With only two weeks to go until the Mayans’ end of days, what better way to spend your time than reading this week’s latest in Suits by Suits:

  • A store manager for American Apparel has sued Dov Charney, the company’s CEO, accusing him of assault.  UPI reports that the manager alleges that Charney called him nasty names and tried to rub dirt on his face at an industry convention.  Lawyers can get a bad rap, but I doubt anything like that has ever happened at the ABA’s annual meeting.
  • Yet another issue involving a clothing store manager: the L.A. Times says that the EEOC has found, after a three-year probe, that retailer Wet Seal discriminated against an African-American store manager.  According to the Times article, managers wanted the “Armani look” – thin, blue-eyed, and blond – and a high-level executive sent an e-mail stating that the dominance of African-American employees at the company was a “huge issue.” 

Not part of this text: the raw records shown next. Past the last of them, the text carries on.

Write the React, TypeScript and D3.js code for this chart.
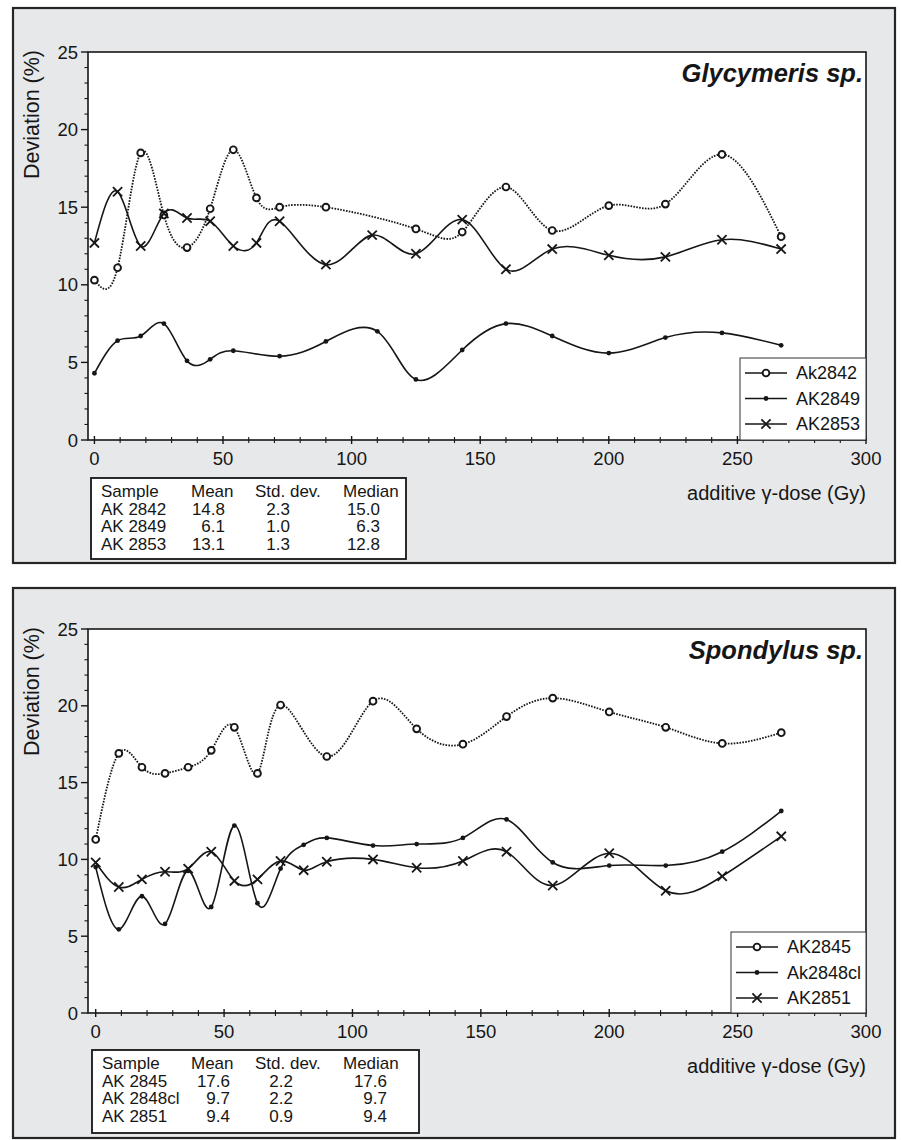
import React from 'react'
import * as d3 from 'd3'

// --- data ---
const dosesShort = [0, 9, 18, 27, 36, 45, 54, 63, 72, 90, 108, 125, 143, 160, 178, 200, 222, 244, 267]
const dosesLong = [0, 9, 18, 27, 36, 45, 54, 63, 72, 81, 90, 108, 125, 143, 160, 178, 200, 222, 244, 267]

const ak2842Doses = [0, 9, 18, 27, 36, 45, 54, 63, 72, 90, 125, 143, 160, 178, 200, 222, 244, 267]
const ak2842Values = [10.3, 11.1, 18.5, 14.5, 12.4, 14.9, 18.7, 15.6, 15.0, 15.0, 13.6, 13.4, 16.3, 13.5, 15.1, 15.2, 18.4, 13.1]
const ak2849Doses = [0, 9, 18, 27, 36, 45, 54, 72, 90, 110, 125, 143, 160, 178, 200, 222, 244, 267]
const ak2849Values = [4.3, 6.4, 6.7, 7.5, 5.1, 5.2, 5.75, 5.4, 6.35, 7.0, 3.9, 5.8, 7.5, 6.7, 5.6, 6.6, 6.9, 6.1]
const ak2853Values = [12.7, 16.0, 12.5, 14.6, 14.3, 14.1, 12.5, 12.7, 14.1, 11.3, 13.2, 12.0, 14.2, 11.0, 12.3, 11.9, 11.8, 12.9, 12.3]

const ak2845Values = [11.3, 16.9, 16.0, 15.6, 16.0, 17.1, 18.6, 15.6, 20.05, 16.7, 20.3, 18.5, 17.5, 19.3, 20.5, 19.6, 18.6, 17.55, 18.25]
const ak2848clValues = [9.5, 5.45, 7.6, 5.8, 9.25, 6.9, 12.2, 7.15, 9.4, 10.95, 11.4, 10.9, 11.0, 11.4, 12.6, 9.8, 9.6, 9.6, 10.5, 13.15]
const ak2851Values = [9.8, 8.2, 8.7, 9.2, 9.4, 10.5, 8.6, 8.7, 9.9, 9.3, 9.85, 10.0, 9.46, 9.9, 10.5, 8.3, 10.4, 7.96, 8.9, 11.5]

const tableHeader = ['Sample', 'Mean', 'Std. dev.', 'Median']
const glycymerisTable = [
  ['AK 2842', '14.8', '2.3', '15.0'],
  ['AK 2849', '6.1', '1.0', '6.3'],
  ['AK 2853', '13.1', '1.3', '12.8']
]
const spondylusTable = [
  ['AK 2845', '17.6', '2.2', '17.6'],
  ['AK 2848cl', '9.7', '2.2', '9.7'],
  ['AK 2851', '9.4', '0.9', '9.4']
]

const xTicks = [0, 50, 100, 150, 200, 250, 300]
const yTicks = [0, 5, 10, 15, 20, 25]

const FONT = '"Liberation Sans", Arial, Helvetica, sans-serif'
const INK = '#161616'

function Marker({ kind, x, y }) {
  if (kind === 'circle') return <circle cx={x} cy={y} r={3.4} fill="#fff" stroke={INK} strokeWidth={1.9} />
  if (kind === 'dot') return <circle cx={x} cy={y} r={2.4} fill={INK} />
  const s = 4.6
  return (
    <g stroke={INK} strokeWidth={1.8}>
      <line x1={x - s} y1={y - s} x2={x + s} y2={y + s} />
      <line x1={x - s} y1={y + s} x2={x + s} y2={y - s} />
    </g>
  )
}

function Panel({ box, plot, xMin, title, series, legend, table, tableCols }) {
  const x = d3.scaleLinear().domain([xMin, 300]).range([plot.left, plot.right])
  const y = d3.scaleLinear().domain([0, 25]).range([plot.bottom, plot.top])
  const line = d3.line().x(d => x(d[0])).y(d => y(d[1])).curve(d3.curveNatural)
  const minorX = d3.range(10, 300, 10).filter(v => v % 50 !== 0)
  const minorY = d3.range(1, 25, 1).filter(v => v % 5 !== 0)

  return (
    <g fontFamily={FONT} fill={INK}>
      <rect x={box.left} y={box.top} width={box.right - box.left} height={box.bottom - box.top} fill="#e7e8ea" stroke="#262626" strokeWidth={2.2} />
      <rect x={plot.left} y={plot.top} width={plot.right - plot.left} height={plot.bottom - plot.top} fill="#fff" stroke={INK} strokeWidth={1.6} />

      {/* y axis */}
      {yTicks.map(t => (
        <g key={`yt${t}`}>
          <line x1={plot.left - 7} x2={plot.left} y1={y(t)} y2={y(t)} stroke={INK} strokeWidth={1.4} />
          <text x={plot.left - 10} y={y(t)} dy="0.36em" textAnchor="end" fontSize={18.5}>{t}</text>
        </g>
      ))}
      {minorY.map(t => (
        <line key={`ym${t}`} x1={plot.left - 3.5} x2={plot.left} y1={y(t)} y2={y(t)} stroke={INK} strokeWidth={1.1} />
      ))}
      <text transform={`translate(${plot.left - 49},${plot.top - 2}) rotate(-90)`} textAnchor="end" fontSize={21.5}>Deviation (%)</text>

      {/* x axis */}
      {xTicks.map(t => (
        <g key={`xt${t}`}>
          <line x1={x(t)} x2={x(t)} y1={plot.bottom - 4} y2={plot.bottom + 4} stroke={INK} strokeWidth={1.4} />
          <text x={x(t)} y={plot.bottom + 25} textAnchor="middle" fontSize={18.5}>{t}</text>
        </g>
      ))}
      {minorX.map(t => (
        <line key={`xm${t}`} x1={x(t)} x2={x(t)} y1={plot.bottom - 3} y2={plot.bottom + 3} stroke={INK} strokeWidth={1.1} />
      ))}
      <text x={plot.right} y={plot.bottom + 60} textAnchor="end" fontSize={20}>additive γ-dose (Gy)</text>

      <text x={plot.right - 3} y={plot.top + 30} textAnchor="end" fontSize={25.5} fontWeight="bold" fontStyle="italic">{title}</text>

      {/* series */}
      {series.map(s => {
        const pts = s.doses.map((d, i) => [d, s.values[i]])
        return (
          <g key={s.name}>
            <path d={line(pts)} fill="none" stroke={INK} strokeWidth={s.dotted ? 1.8 : 1.6} strokeDasharray={s.dotted ? '1.6,1.3' : undefined} />
            {pts.map((p, i) => <Marker key={i} kind={s.marker} x={x(p[0])} y={y(p[1])} />)}
          </g>
        )
      })}

      {/* legend */}
      <rect x={legend.left} y={legend.top} width={plot.right - legend.left} height={plot.bottom - legend.top} fill="#fff" stroke="#333" strokeWidth={1} />
      {series.map((s, i) => {
        const ly = legend.top + 15 + i * 25.5
        const lx = legend.left + 5
        return (
          <g key={`lg${s.name}`}>
            <line x1={lx} x2={lx + 42} y1={ly} y2={ly} stroke={INK} strokeWidth={1.4} />
            <Marker kind={s.marker} x={lx + 21} y={ly} />
            <text x={lx + 51} y={ly} dy="0.36em" fontSize={18}>{s.label}</text>
          </g>
        )
      })}

      {/* stats table */}
      <rect x={table.left} y={table.top} width={table.right - table.left} height={table.bottom - table.top} fill="#fff" stroke={INK} strokeWidth={1.8} />
      <g fontSize={17}>
        <text x={table.left + 10} y={table.top + 19}>{tableHeader[0]}</text>
        <text x={tableCols.meanHead} y={table.top + 19}>{tableHeader[1]}</text>
        <text x={tableCols.sdHead} y={table.top + 19}>{tableHeader[2]}</text>
        <text x={tableCols.medHead} y={table.top + 19}>{tableHeader[3]}</text>
        {table.rows.map((r, i) => {
          const ty = table.top + 36.5 + i * 17.5
          return (
            <g key={`tr${i}`}>
              <text x={table.left + 10} y={ty}>{r[0]}</text>
              <text x={tableCols.mean} y={ty} textAnchor="end">{r[1]}</text>
              <text x={tableCols.sd} y={ty} textAnchor="end">{r[2]}</text>
              <text x={tableCols.med} y={ty} textAnchor="end">{r[3]}</text>
            </g>
          )
        })}
      </g>
    </g>
  )
}

export default function App() {
  const topSeries = [
    { name: 'a2842', label: 'Ak2842', doses: ak2842Doses, values: ak2842Values, marker: 'circle', dotted: true },
    { name: 'a2849', label: 'AK2849', doses: ak2849Doses, values: ak2849Values, marker: 'dot', dotted: false },
    { name: 'a2853', label: 'AK2853', doses: dosesShort, values: ak2853Values, marker: 'cross', dotted: false }
  ]
  const bottomSeries = [
    { name: 'a2845', label: 'AK2845', doses: dosesShort, values: ak2845Values, marker: 'circle', dotted: true },
    { name: 'a2848', label: 'Ak2848cl', doses: dosesLong, values: ak2848clValues, marker: 'dot', dotted: false },
    { name: 'a2851', label: 'AK2851', doses: dosesLong, values: ak2851Values, marker: 'cross', dotted: false }
  ]

  return (
    <div style={{ position: 'absolute', left: 0, top: 0 }}>
      <svg width={902} height={1140} viewBox="0 0 902 1140">
        <rect width={902} height={1140} fill="#fff" />
        <Panel
          box={{ left: 13, top: 8, right: 895, bottom: 563 }}
          plot={{ left: 88, top: 52, right: 866, bottom: 440 }}
          xMin={-2.5}
          title="Glycymeris sp."
          series={topSeries}
          legend={{ left: 740, top: 358 }}
          table={{ left: 91, top: 478, right: 406, bottom: 559, rows: glycymerisTable }}
          tableCols={{ meanHead: 191, sdHead: 255, medHead: 343, mean: 225, sd: 290, med: 380 }}
        />
        <Panel
          box={{ left: 13, top: 588, right: 895, bottom: 1138 }}
          plot={{ left: 88, top: 629, right: 866, bottom: 1013 }}
          xMin={-3}
          title="Spondylus sp."
          series={bottomSeries}
          legend={{ left: 731, top: 932 }}
          table={{ left: 92, top: 1050, right: 419, bottom: 1133, rows: spondylusTable }}
          tableCols={{ meanHead: 191, sdHead: 255, medHead: 343, mean: 230, sd: 293, med: 387 }}
        />
      </svg>
    </div>
  )
}
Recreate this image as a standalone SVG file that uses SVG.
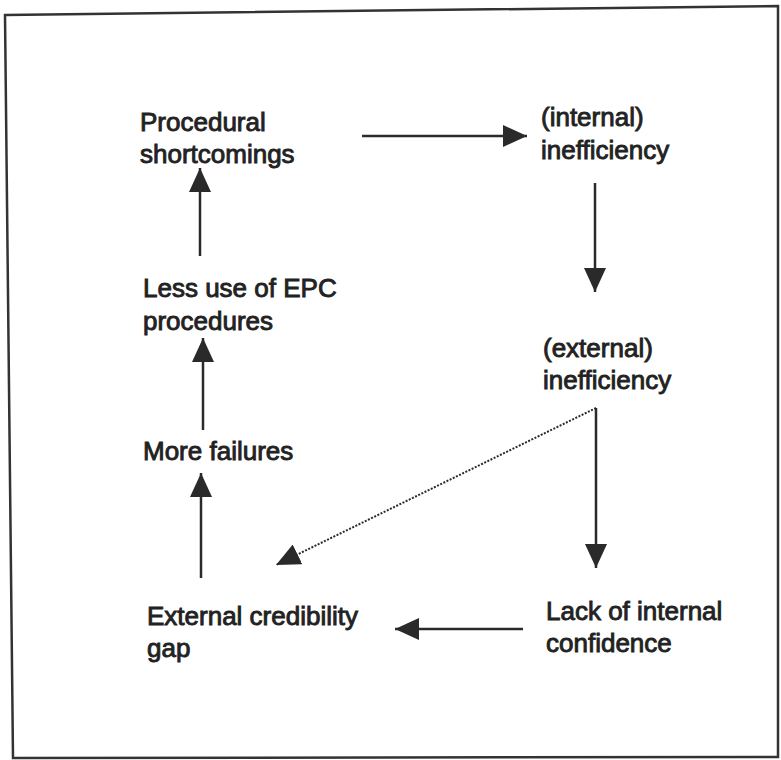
<svg xmlns="http://www.w3.org/2000/svg" width="781" height="760" viewBox="0 0 781 760">
<style>
.t{font-family:"Liberation Sans",Arial,sans-serif;font-size:26px;fill:#222;stroke:#222;stroke-width:0.9}
.c{stroke:#2a2a2a;stroke-width:2.5;fill:none}
.d{stroke:#2a2a2a;stroke-width:2;fill:none;stroke-dasharray:2 1.5}
</style>
<defs>
<marker id="ah" markerUnits="userSpaceOnUse" markerWidth="24" markerHeight="22" refX="24" refY="11" orient="auto">
<path d="M0,0 L24,11 L0,22 Z" fill="#2a2a2a"/>
</marker>
</defs>
<rect width="781" height="760" fill="#fff"/>
<polygon points="5,15 778,6 778,757 13,758" fill="none" stroke="#333" stroke-width="2.5"/>
<g id="connectors">
<line class="c" x1="362" y1="136" x2="527" y2="136" marker-end="url(#ah)"/>
<line class="c" x1="595" y1="183" x2="595" y2="292" marker-end="url(#ah)"/>
<line class="c" x1="596" y1="408" x2="596" y2="568" marker-end="url(#ah)"/>
<line class="d" x1="596" y1="408" x2="276" y2="565" marker-end="url(#ah)"/>
<line class="c" x1="523" y1="629" x2="395" y2="629" marker-end="url(#ah)"/>
<line class="c" x1="201" y1="578" x2="201" y2="473" marker-end="url(#ah)"/>
<line class="c" x1="203" y1="430" x2="203" y2="338" marker-end="url(#ah)"/>
<line class="c" x1="200" y1="256" x2="200" y2="168" marker-end="url(#ah)"/>
</g>
<g id="procedural-shortcomings"><text class="t" x="140" y="131">Procedural</text><text class="t" x="140" y="163">shortcomings</text></g>
<g id="internal-inefficiency"><text class="t" x="541" y="126">(internal)</text><text class="t" x="541" y="159">inefficiency</text></g>
<g id="less-use"><text class="t" x="143" y="297">Less use of EPC</text><text class="t" x="143" y="330">procedures</text></g>
<g id="external-inefficiency"><text class="t" x="543" y="357">(external)</text><text class="t" x="543" y="389">inefficiency</text></g>
<g id="more-failures"><text class="t" x="143" y="460">More failures</text></g>
<g id="external-credibility-gap"><text class="t" x="147" y="625">External credibility</text><text class="t" x="147" y="657">gap</text></g>
<g id="lack-of-confidence"><text class="t" x="546" y="620">Lack of internal</text><text class="t" x="546" y="652">confidence</text></g>
</svg>
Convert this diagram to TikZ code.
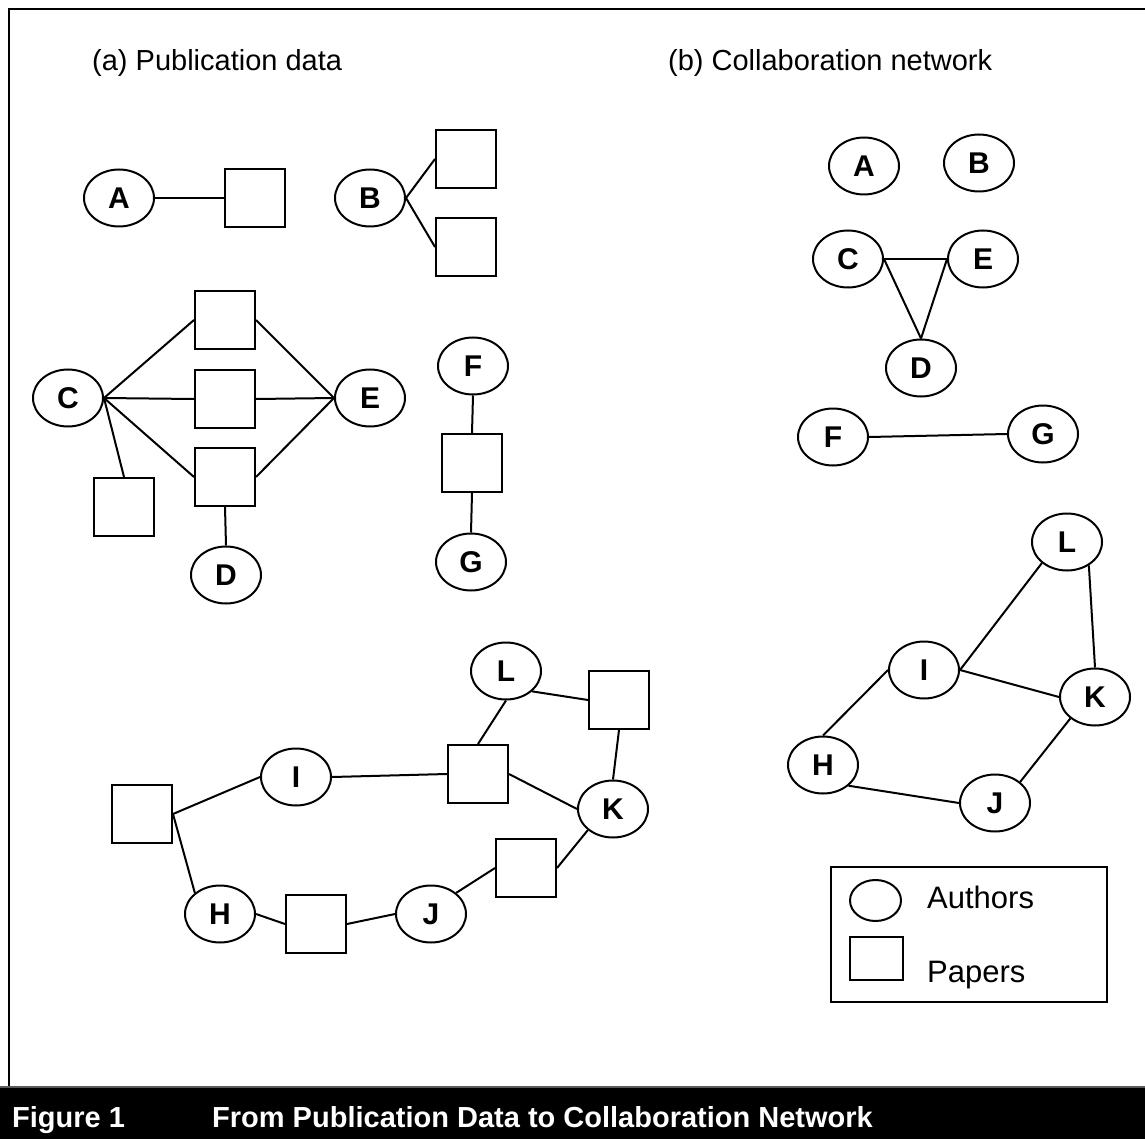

  • The Texas Lawbook writes that Dallas-based Bickel & Brewer has been disqualified from representing a client in a business dispute on the ground that it offered $1 million to a former executive of the opposing party for inside information about the case.  The court that issued the disqualification order found that the executive took 2.3 gigabytes of secret information when he left, including confidential communications with Bickel’s opposing counsel.
  • Is the SEC doing what it’s supposed to with the Dodd-Frank whistleblower bounty program, which (as we previously covered here and here) has resulted in only one award since its passage in 2010?  Private investigator John Powers writes in the Huffington Post that the SEC ignored his whistleblower tip, which he says he discovered in conducting due diligence for a corporate client.